Possessives are such a funny thing. They’re extraordinarily simple in some languages, and horribly complex in others. If you find yourself in the latter case, here’s a game for you. And since we’re talking about possessives, the object of the game is possession!
What you need
This game works best with big cards. I use a full size sheet of cardstock per card. Each card has one form of a possessive adjective on it. In French, for example, I need fifteen different cards: mon, ma, mes; ton, ta, tes; son, sa, ses; notre, nos; votre, vos; leur, leurs. I add clipart to my cards (e.g. a picture of person pointing to himself) to reinforce meaning.
I think this game works well for 3-5 groups. Keep your teams as small as you can so each student has an opportunity to participate. Before the game begins, you need to have all your cards made, and you need to shuffle them into a randomized pile. Also, gameplay is a bit easier if teams are spread out so they have room to display all the cards they have.
Object of the game
The object of the game is for teams to get as many “complete sets” as they can during play. A complete set is all the forms of a possessive, e.g. all the forms of “my”, and so on. Gameplay can continue for as long as you want.
Playing the game
The game starts with you holding up a possessive card from your pile. Team #1 is going to take that card by using it in a phrase like mon livre “my book”. Next, you hold up a card for Team #2. They have the option to take this card by using it in a phrase, or they can steal the card from Team #1 by using a phrase with it instead. The game continues, with you offering cards and teams deciding whether to take it or steal one from another team.

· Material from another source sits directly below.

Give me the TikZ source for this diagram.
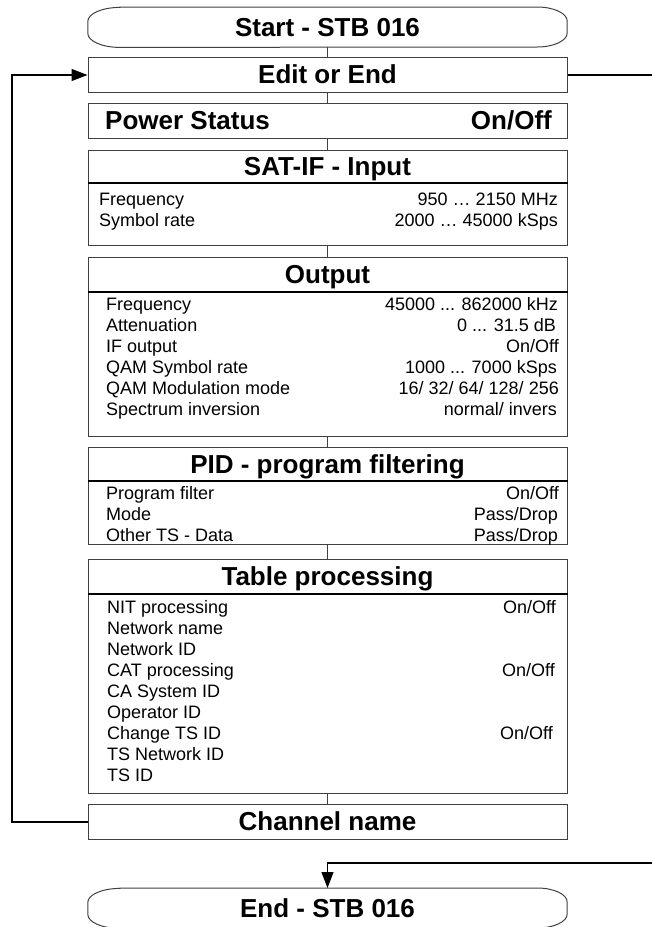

Eventually your pile will run out. Now you get to jump into the game as your own team to keep things interesting and keep the game going as long as you want to. You can steal cards from other teams by using them in a phrase, and teams can steal back from you.
Reusing the game
This game isn’t limited to the lesson on possessives. If your students like the game, pull it back out as an ulterior motive for practicing vocabulary. When we get to clothes, for example, you can bring out the game and add a rule that all the phrases have to involve articles of clothing.